Where a point about his intellectual work could be supplemented with a more technical overview, one is supplied by a guest philosopher or economist. Simon Blackburn, quasi-realist extraordinaire, who, like myself, was influenced by Ramsey’s work in philosophy, offers a wonderful overview of Ramsey’s thought in the chapter Revolution in Philosophy. This chapter, which explores Ramsey’s distinct move away from Wittgenstein, focuses on his astonishing output during the year 1926. Ramsey, so influenced by Bertrand Russell and Wittgenstein, starts to move toward pragmatism. His work that year, whether it be on truth, or on probability, is rooted in a puzzle about objectivity. One can see this in both his rejection of Russell and in his criticisms of Keynesian probability, the latter of which assumes objective relations between propositions. Ramsey’s puzzle over objectivity is accompanied by a need to get rid of anything mystifying from philosophy. His need to demystify can be seen in his life more broadly. Upon having had quite enough with sexual anxiety, he follows the trend of Cambridge academics of the time and goes to Vienna to be psychoanalysed. He spends six months uncluttering his mind whilst also living in a city brimming with intellectual energy – a city where he introduced Wittgenstein’s Tractatus to the Vienna Circle, a group of philosophers concerned with meaning, truth, and how empirical observation bears on philosophy.
Misak takes you through his personal and intellectual discoveries effortlessly. Reading Frank Ramsey: A Sheer Excess of Powers feels like listening to a good friend’s wickedly knowledgeable story. It is clear that Ramsey wanted to challenge received wisdom. His acquaintance with the Bloomsbury group and his liking for their rejection of Victorian values reveals this as much as his philosophical work.
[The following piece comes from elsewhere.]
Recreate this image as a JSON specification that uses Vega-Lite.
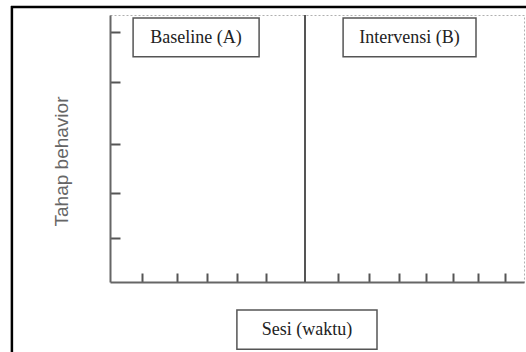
{
  "$schema": "https://vega.github.io/schema/vega-lite/v6.json",
  "width": 414,
  "height": 267,
  "autosize": {"type": "none"},
  "padding": {"left": 110, "top": 15, "right": 2, "bottom": 70},
  "background": "white",
  "config": {
    "view": {"stroke": "#b0b0b0", "strokeDash": [2, 2], "strokeWidth": 1},
    "axis": {"grid": false, "labels": false, "labelOverlap": false, "domainColor": "#666", "domainWidth": 2, "tickColor": "#555", "tickWidth": 2}
  },
  "layer": [
    {
      "data": {"values": [{"frame": "outer"}]},
      "layer": [
        {
          "mark": {"type": "rule", "color": "black", "strokeWidth": 2.5, "clip": false},
          "encoding": {
            "x": {"datum": -3.27, "type": "quantitative", "scale": {"domain": [0, 13.8], "nice": false, "zero": false},
              "axis": {"values": [1.07, 2.23, 3.23, 4.23, 5.2, 7.6, 8.63, 9.63, 10.53, 11.43, 12.27, 13.17], "tickCount": 30, "tickSize": -9, "title": null}},
            "y": {"datum": -5, "type": "quantitative", "scale": {"domain": [0, 6], "nice": false, "zero": false},
              "axis": {"values": [0.99, 2.0, 3.1, 4.49, 5.62], "tickCount": 30, "tickSize": -10, "title": "Tahap behavior",
                "titleFont": "Liberation Sans", "titleFontSize": 19, "titleFontWeight": "normal", "titleColor": "#666",
                "titleAngle": -90, "titleX": -43, "titleY": 146, "titleAlign": "center", "titleBaseline": "alphabetic"}},
            "y2": {"datum": 6.2}
          }
        },
        {
          "mark": {"type": "rule", "color": "black", "strokeWidth": 2.5, "clip": false},
          "encoding": {
            "x": {"datum": -3.3, "type": "quantitative", "scale": {"domain": [0, 13.8], "nice": false, "zero": false}},
            "x2": {"datum": 14.2},
            "y": {"datum": 6.18, "type": "quantitative", "scale": {"domain": [0, 6], "nice": false, "zero": false}}
          }
        }
      ]
    },
    {
      "data": {"values": [{"phaseChange": 6.5}]},
      "mark": {"type": "rule", "color": "#555", "strokeWidth": 2},
      "encoding": {
        "x": {"field": "phaseChange", "type": "quantitative", "scale": {"domain": [0, 13.8], "nice": false, "zero": false}}
      }
    },
    {
      "data": {"values": [
        {"label": "Baseline (A)", "from": 0.77, "to": 4.97},
        {"label": "Intervensi (B)", "from": 7.77, "to": 12.2}
      ]},
      "layer": [
        {
          "mark": {"type": "rect", "fill": "white", "stroke": "#555", "strokeWidth": 1.5},
          "encoding": {
            "x": {"field": "from", "type": "quantitative", "scale": {"domain": [0, 13.8], "nice": false, "zero": false}},
            "x2": {"field": "to"},
            "y": {"datum": 5.06, "type": "quantitative", "scale": {"domain": [0, 6], "nice": false, "zero": false}},
            "y2": {"datum": 5.93}
          }
        },
        {
          "transform": [{"calculate": "(datum.from + datum.to) / 2", "as": "mid"}],
          "mark": {"type": "text", "font": "Liberation Serif", "fontSize": 18, "color": "#222", "baseline": "middle", "align": "center"},
          "encoding": {
            "x": {"field": "mid", "type": "quantitative", "scale": {"domain": [0, 13.8], "nice": false, "zero": false}},
            "y": {"datum": 5.48, "type": "quantitative", "scale": {"domain": [0, 6], "nice": false, "zero": false}},
            "text": {"field": "label"}
          }
        }
      ]
    },
    {
      "data": {"values": [{"label": "Sesi (waktu)", "from": 4.23, "to": 8.9}]},
      "layer": [
        {
          "mark": {"type": "rect", "fill": "white", "stroke": "#555", "strokeWidth": 1.5},
          "encoding": {
            "x": {"field": "from", "type": "quantitative", "scale": {"domain": [0, 13.8], "nice": false, "zero": false}},
            "x2": {"field": "to"},
            "y": {"datum": -1.51, "type": "quantitative", "scale": {"domain": [0, 6], "nice": false, "zero": false}},
            "y2": {"datum": -0.63}
          }
        },
        {
          "transform": [{"calculate": "(datum.from + datum.to) / 2", "as": "mid"}],
          "mark": {"type": "text", "font": "Liberation Serif", "fontSize": 18, "color": "#222", "baseline": "middle", "align": "center"},
          "encoding": {
            "x": {"field": "mid", "type": "quantitative", "scale": {"domain": [0, 13.8], "nice": false, "zero": false}},
            "y": {"datum": -1.08, "type": "quantitative", "scale": {"domain": [0, 6], "nice": false, "zero": false}},
            "text": {"field": "label"}
          }
        }
      ]
    }
  ]
}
Misak shows us that his marriage to Lettice Cautley Baker sits well with his approach to life; warm, loving, and not contained by conventional values simply because they are the done thing. Her biography gives you the lasting impression that his personal and academic life came from the same sources and are fired by the same energy.
Readers have the option to go back and forth between in-depth and sometimes technical but still clear overviews and Misak’s wonderful prose. Though one might suspect this to be jarring, it isn’t at all. One can dip into the more technical explanations if needed, but not doing so doesn’t break the flow, nor the sense that a full life is being given breath. Misak’s biography, then, serves readers who may not know much about Frank Ramsey and wish to know more about his work, but it also serves readers who perhaps are aware of his work but wish for a well-rounded exploration of his life.
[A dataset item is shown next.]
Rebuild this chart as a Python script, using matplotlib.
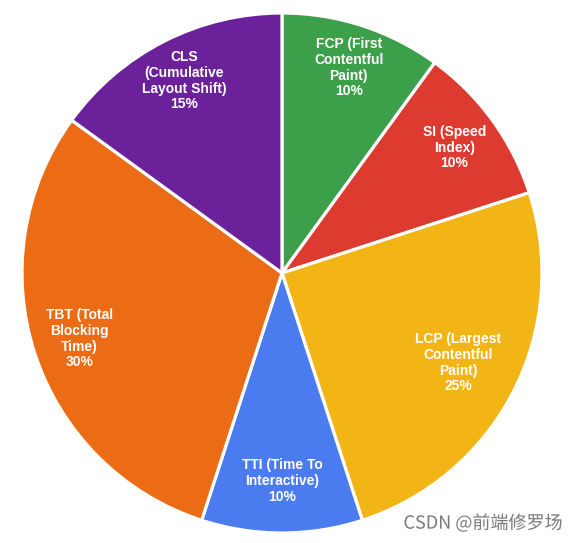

Equally, Misak’s skilful storytelling makes it clear that the exploration of truth and meaning cannot, for Ramsey, be cut off from living a full human life. To know only his intellectual work, or only his personal life, is to not know the man. Misak does a wonderful job of introducing us to Frank Ramsey, the human being. Her approach of moving between abstract and practical aspects of his life succeeds in giving the reader a sense of the warm, fiercely clever man, who died much too young.